I admit, video-streaming websites aren’t as glamorous as, say, a 70-year-old theater or an attractively designed page layout, but when it comes to distributing student-produced content, they do the trick. They’re the simplest means of putting stuff up on the web hassle-free and payment-free. But there’s still a cost—that inevitable association with memes and rick-rolls and a general aura of, well, unserious content.
That sucks. Student filmmaking is one of the most collaborative processes I’ve participated in. Especially at Harvard, where there’s only so many people with the knowledge to share or the enthusiasm for the process. Every actor, writer, and theater director will tell you they have an interest in producing video content, but comparatively we’re a small bunch. That’s because filmmaking is tough.
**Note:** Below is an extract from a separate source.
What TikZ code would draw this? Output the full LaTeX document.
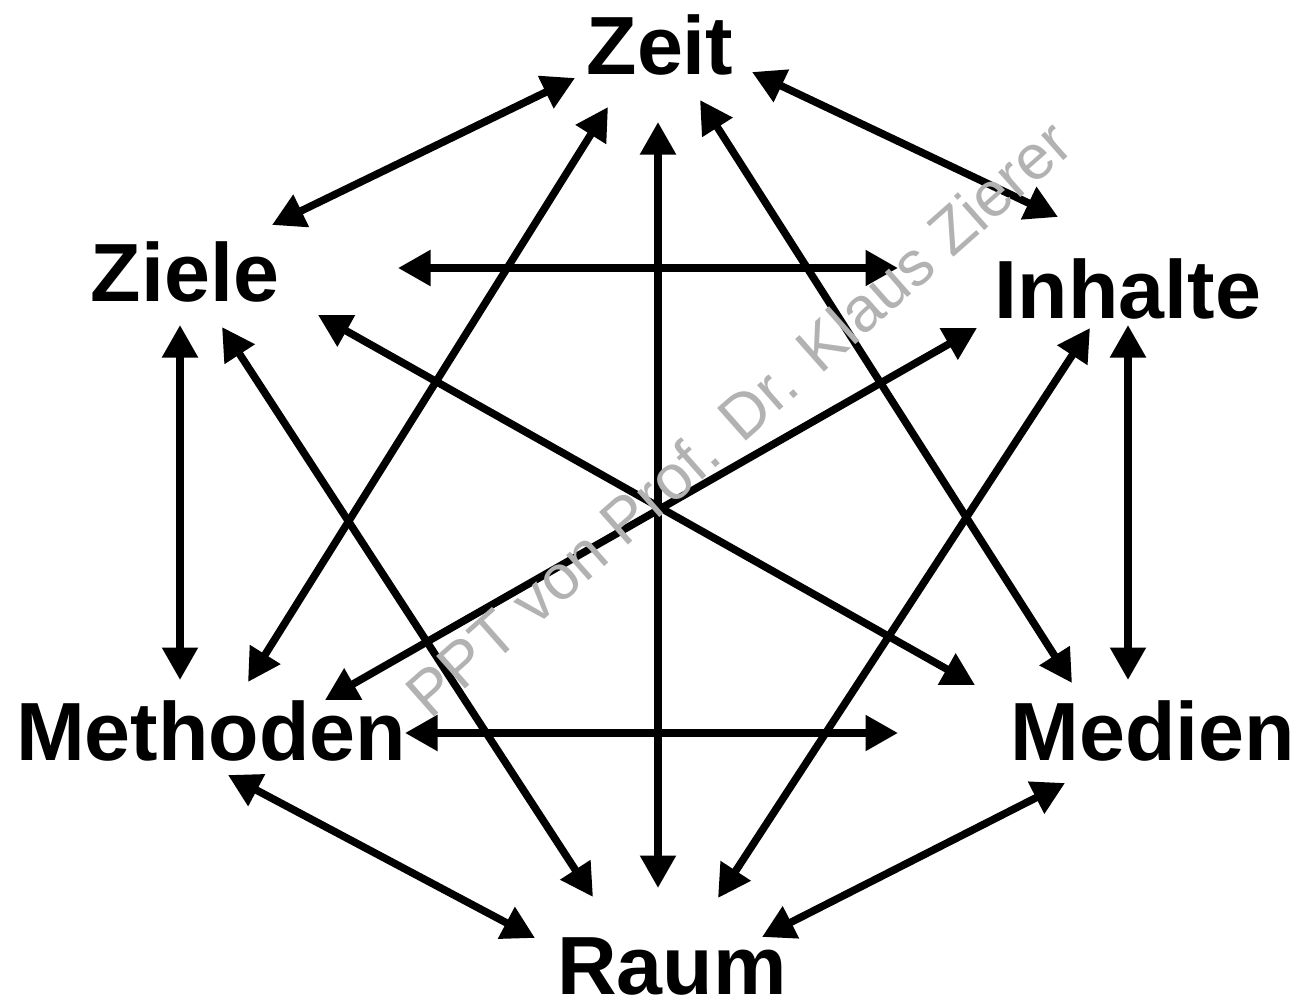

And nothing better parallels the difficulties of filmmaking than the restrictions presented by YouTube: time constraints, increasingly and unfortunately variable quality of content, and distractions everywhere to prevent a project from being finished. And of course, there is that perpetual, ongoing association with unseriousness. It’s hard to shake. I’ve worked with some fantastic writers, cinematographers, directors, composers and actors whose efforts are too easily lost in the grimy, brainless channels of a website that so perfectly embodies our culture.
You can claim YouTube is just a website for funny gags and attempts at fame (not to say that that would be so bad), but it’s also a great place to get started. And there’s some good stuff out there.
But if I’m producing YouTube videos professionally in five years, here’s written permission to punch me in the face.
—Sean B. Goller ’12 is a Visual and Environmental Studies concentrator in Pforzheimer House. He wants eight minutes of your life back.